Every quant who has ever backtested a strategy knows the gut-punch moment: the gross information ratio looks spectacular, then you factor in transaction costs and the whole thing collapses like a soufflé in a thunderstorm. This question — how do I know if my alpha actually survives contact with real markets — is genuinely one of the hardest problems in applied quantitative finance.
The direct answer is this: your net information ratio equals your gross IR penalised by the drag from turnover multiplied by your all-in cost per unit of trading. Grinold and Kahn formalised this elegantly. If your strategy turns over 200% annually and one-way costs on ASX mid-caps run 40–60 basis points including market impact, you need a gross IR of roughly 0.8 just to post a net IR of 0.5. Most strategies fail this test quietly.
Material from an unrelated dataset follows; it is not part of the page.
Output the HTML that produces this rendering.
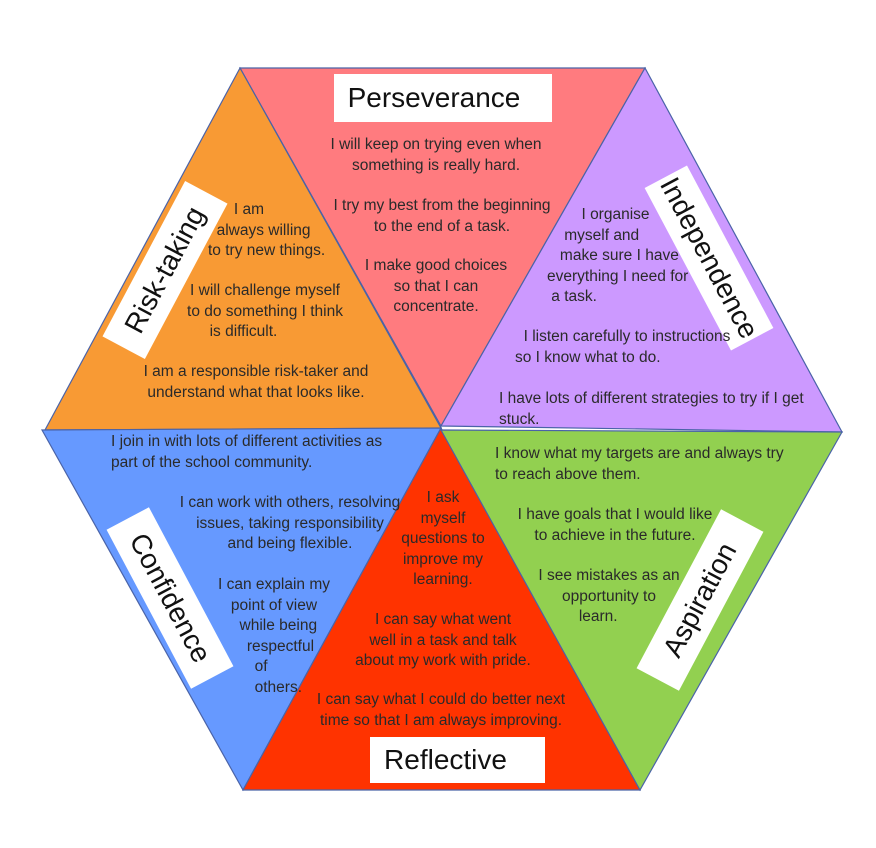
<!DOCTYPE html>
<html><head><meta charset="utf-8"><style>
body{margin:0;background:#fff;width:876px;height:848px;overflow:hidden;position:relative;font-family:"Liberation Sans",Arial,sans-serif}
svg{position:absolute;left:0;top:0}
.t{position:absolute;font-size:15.5px;line-height:20.5px;color:#2a2a2a;text-align:center;white-space:nowrap;transform:translateX(-50%)}
.l{position:absolute;background:#fff;font-size:28px;color:#111;display:flex;align-items:center;justify-content:center;white-space:nowrap}
</style></head><body>
<svg width="876" height="848">
<g stroke="#4a63a8" stroke-width="1.2">
<polygon points="240,68 645,68 441,426" fill="#FF7B7F"/>
<polygon points="240,68 45,430 441,428" fill="#F89A34"/>
<polygon points="645,68 441,426 842,432" fill="#CC99FF"/>
<polygon points="42,430 441,428 243,790" fill="#6699FF"/>
<polygon points="441,428 243,790 640,790" fill="#FF3300"/>
<polygon points="441,430 842,432 640,790" fill="#92D050"/>
</g>
</svg>
<div class="l" style="left:334px;top:74px;width:218px;height:48px;padding-right:18px;box-sizing:border-box">Perseverance</div>
<div class="l" style="left:370px;top:737px;width:175px;height:46px;padding-right:24px;box-sizing:border-box">Reflective</div>
<div class="l" style="left:77px;top:246px;width:176px;height:48px;transform:rotate(-62deg)">Risk-taking</div>
<div class="l" style="left:617px;top:234px;width:184px;height:48px;transform:rotate(62deg)">Independence</div>
<div class="l" style="left:80px;top:574px;width:180px;height:48px;transform:rotate(62deg)">Confidence</div>
<div class="l" style="left:610px;top:576px;width:180px;height:48px;transform:rotate(-62deg)">Aspiration</div>

<div class="t" style="left:436px;top:135px">I will keep on trying even when<br>something is really hard.</div>
<div class="t" style="left:442px;top:196px">I try my best from the beginning<br>to the end of a task.</div>
<div class="t" style="left:436px;top:256px">I make good choices<br>so that I can<br>concentrate.</div>

<div class="t" style="left:208px;top:200px;text-align:left;transform:none">&nbsp;&nbsp;&nbsp;&nbsp;&nbsp;&nbsp;I am<br>&nbsp;&nbsp;always willing<br>to try new things.</div>
<div class="t" style="left:265px;top:281px">I will challenge myself<br>to do something I think<br>&nbsp;&nbsp;&nbsp;&nbsp;is difficult.&nbsp;&nbsp;&nbsp;&nbsp;&nbsp;&nbsp;&nbsp;&nbsp;&nbsp;&nbsp;&nbsp;&nbsp;&nbsp;&nbsp;</div>
<div class="t" style="left:256px;top:362px">I am a responsible risk-taker and<br>understand what that looks like.</div>

<div class="t" style="left:547px;top:205px;text-align:left;transform:none">&nbsp;&nbsp;&nbsp;&nbsp;&nbsp;&nbsp;&nbsp;&nbsp;I organise<br>&nbsp;&nbsp;&nbsp;&nbsp;myself and<br>&nbsp;&nbsp;&nbsp;make sure I have<br>everything I need for<br>&nbsp;a task.</div>
<div class="t" style="left:515px;top:327px;text-align:left;transform:none">&nbsp;&nbsp;I listen carefully to instructions<br>so I know what to do.</div>
<div class="t" style="left:499px;top:389px;text-align:left;transform:none">I have lots of different strategies to try if I get<br>stuck.</div>

<div class="t" style="left:111px;top:432px;text-align:left;transform:none">I join in with lots of different activities as<br>part of the school community.</div>
<div class="t" style="left:290px;top:493px">I can work with others, resolving<br>issues, taking responsibility<br>and being flexible.</div>
<div class="t" style="left:274px;top:575px">I can explain my<br>point of view<br>&nbsp;&nbsp;while being<br>&nbsp;&nbsp;&nbsp;respectful<br>of&nbsp;&nbsp;&nbsp;&nbsp;&nbsp;&nbsp;<br>&nbsp;&nbsp;others.</div>

<div class="t" style="left:443px;top:488px">I ask<br>myself<br>questions to<br>improve my<br>learning.</div>
<div class="t" style="left:443px;top:610px">I can say what went<br>well in a task and talk<br>about my work with pride.</div>
<div class="t" style="left:441px;top:690px">I can say what I could do better next<br>time so that I am always improving.</div>

<div class="t" style="left:495px;top:444px;text-align:left;transform:none">I know what my targets are and always try<br>to reach above them.</div>
<div class="t" style="left:615px;top:505px">I have goals that I would like<br>to achieve in the future.</div>
<div class="t" style="left:609px;top:566px">I see mistakes as an<br>opportunity to<br>&nbsp;&nbsp;learn.&nbsp;&nbsp;&nbsp;&nbsp;&nbsp;&nbsp;&nbsp;</div>
</body></html>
Think of it like running a food truck. Your gross margin on each burger looks healthy. But once you account for the cost of driving to every market, parking fees, and the time spent setting up, your net margin tells a completely different story. Turnover is your fuel bill. A strategy that trades constantly is burning cash on every lap, and ASX execution — with its relatively wide spreads in the small-cap universe — is an expensive circuit.
The practical construction involves three inputs: your forecast IC and breadth (giving gross IR via the Fundamental Law), your strategy's expected annual turnover expressed as a fraction of portfolio value, and a realistic all-in cost estimate per trade. For ASX large-caps, 20–30 bps one-way is defensible. For small-caps, 50–80 bps is more honest once slippage and spread are included. Running sensitivity tables across these parameters, rather than picking single-point estimates, is how professionals stress-test a strategy before committing capital. For deeper grounding in the underlying theory, the information ratio methodology on Investopedia is worth revisiting, and the formal treatment of IR construction on Wikipedia clarifies the variance decomposition. The mechanics of how market friction compounds are also well-explained in the transaction costs overview on Investopedia.
Today's takeaway: open your best backtest, calculate your annualised turnover, multiply by your honest round-trip cost estimate, and subtract that drag from your gross alpha. Whatever survives is what you actually own.
Gross IR is vanity. Net IR is sanity.